地中残存物があるかどうかは目視では分からないため、専ら関係者へのヒアリングということになる。しかし、関係者でも詳細が分からなかったり、記憶が曖昧なことは多い。関係者には土地・建物の所有者、解体工事に関わった業者や現場の係員、場合によっては近隣の住民が観察しているというケースもある。
土地・建物の所有者も個人の場合は比較的証言を得やすいが、工事業者に任せきりである場合にはほとんど把握していなかったり思い違いのケースもある。法人の場合は物件管理の担当者が交替していたりすると解体当時のことが分からないことは多い。担当者が社内にいればまだ良いが、退職していたりすると証言を得ることが難しくなる。
解体工事の業者にヒアリングする場合も、建設業界は孫請け、下請けの重層構造ができあがっているため、施主が依頼した業者と実際に工事をした業者が別であるケースがほとんどである。こうした場合は実際に工事を行った業者に問い合わせないと詳細が分からないことが多い。

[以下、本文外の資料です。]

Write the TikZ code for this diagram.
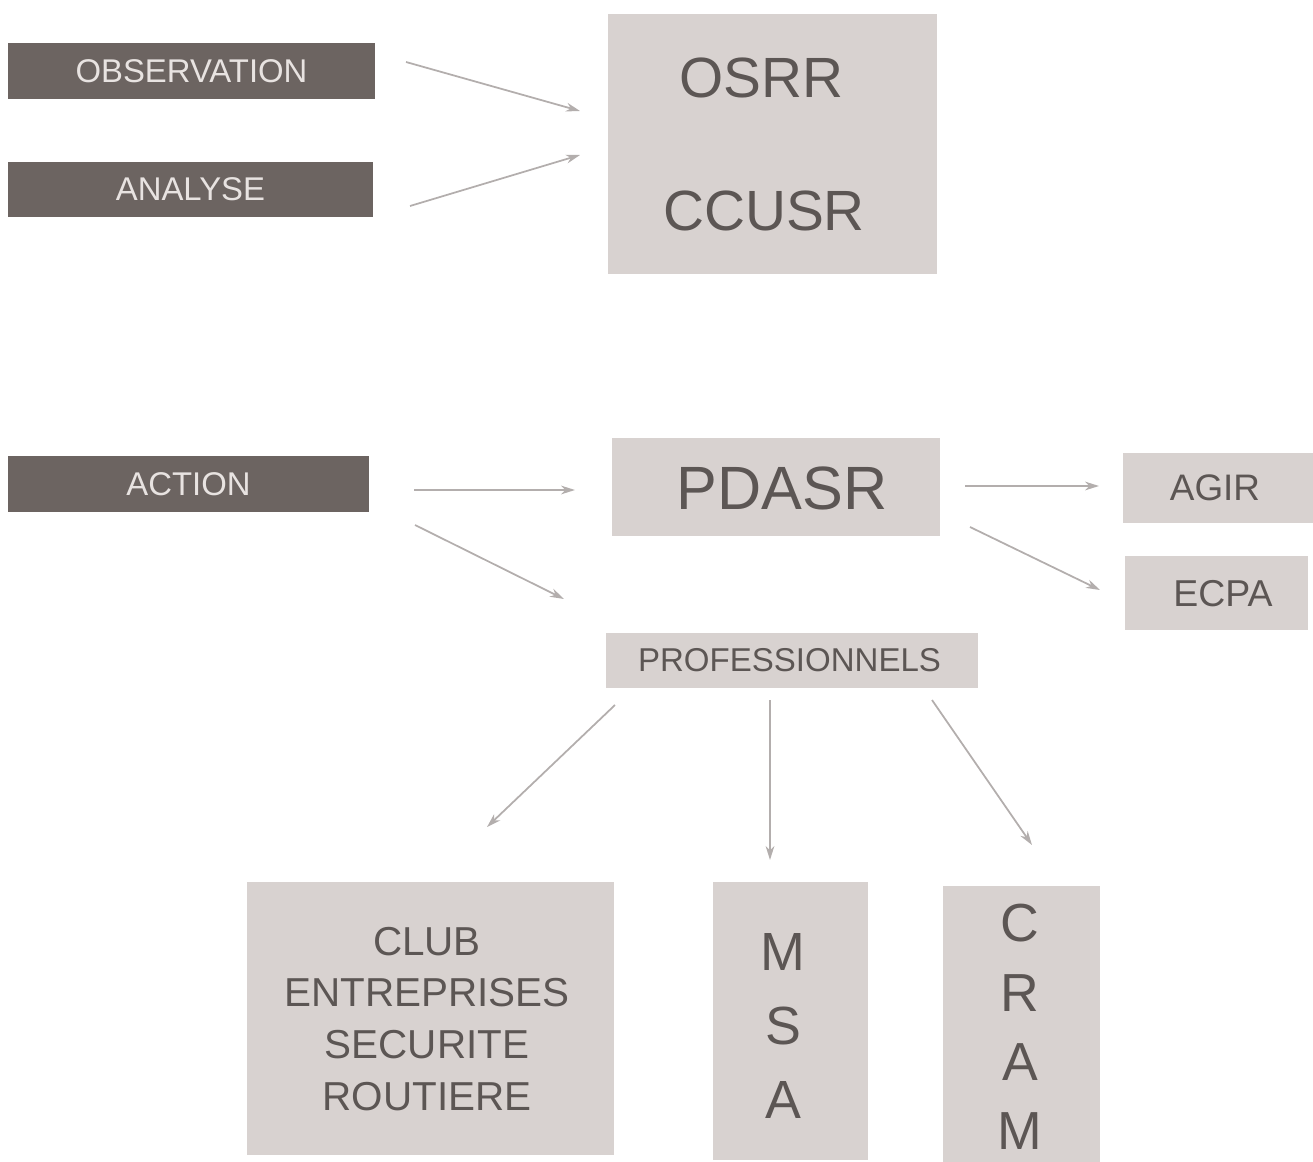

こうなると、過去の建築関係の図面や写真、浄化槽であれば管理団体、オイルタンクの場合は消防署に届出が出されている場合もあるので、そちらも確認するなどして情報を集め、何が埋まっている可能性があるかを推定することになる。しかし、推定だから除去費用の見積もりは難しい。解体業者に見積もりをお願いすると「掘削にかかる費用+出てきたもの処理費」といったような抽象的な回答になってしまう。さらに、闇雲に地面を掘ってしまうと土地の地盤を痛めてしまうリスクもあるため、勧奨されないことが多い。地中を音波などで探査する非破壊検査の技術もあるが、残念ながら現状では目視確認するのと同じような成果は期待できないとのことである。
こうしたことから、更地で土地を売買する場合には建設工事などで掘削して、地中残物が出てくれば売主が処理費用を負担したり、売主の前主の責任になるようなものが出てきた場合は費用を双方折半で処理といった対応が取られる。
厄介なのは借地人がいる場合で、地上に借主の施工した建築物があったり、駐車場として舗装したりされていると、借地人が退去するまで撤去はもちろん調査もできない。数年で借地人が退去する場合は別として、数十年先となれば売主・買主の法的安定性の問題が生じる。このため、買主に地中残置物のリスクを説明して、そのリスクに見合う分の値引きをするしかない。もちろんそうした物件の処分は非常に困難になる。

地中残置物を残さないためには確実な工事を行うことが最も望ましい。また、しっかり工事をやったとしても、何か残っているのではないか疑い出すと疑心暗鬼に陥ってあれもこれも怪しいと疑いたくなってしまう。また、技術的な問題などで除去できず地中に残さなければならない物件もある。そうしたことが分かるように、担当した解体業者の方に現場の写真を添えた「業務実施報告」のレポートを作成してもらうことも有効である。もちろんレポートも万能というわけではないが有力な資料にはなる。

地中残置物は分からなくなってしまってからでは手遅れであるから、建物や設備のの解体・除去は早めに、できる限り抜かりなく行うこと。そして解体・除去の工事をどこまでやって、何が残っているのかが把握できるように工事の記録を残しておくことが重要である。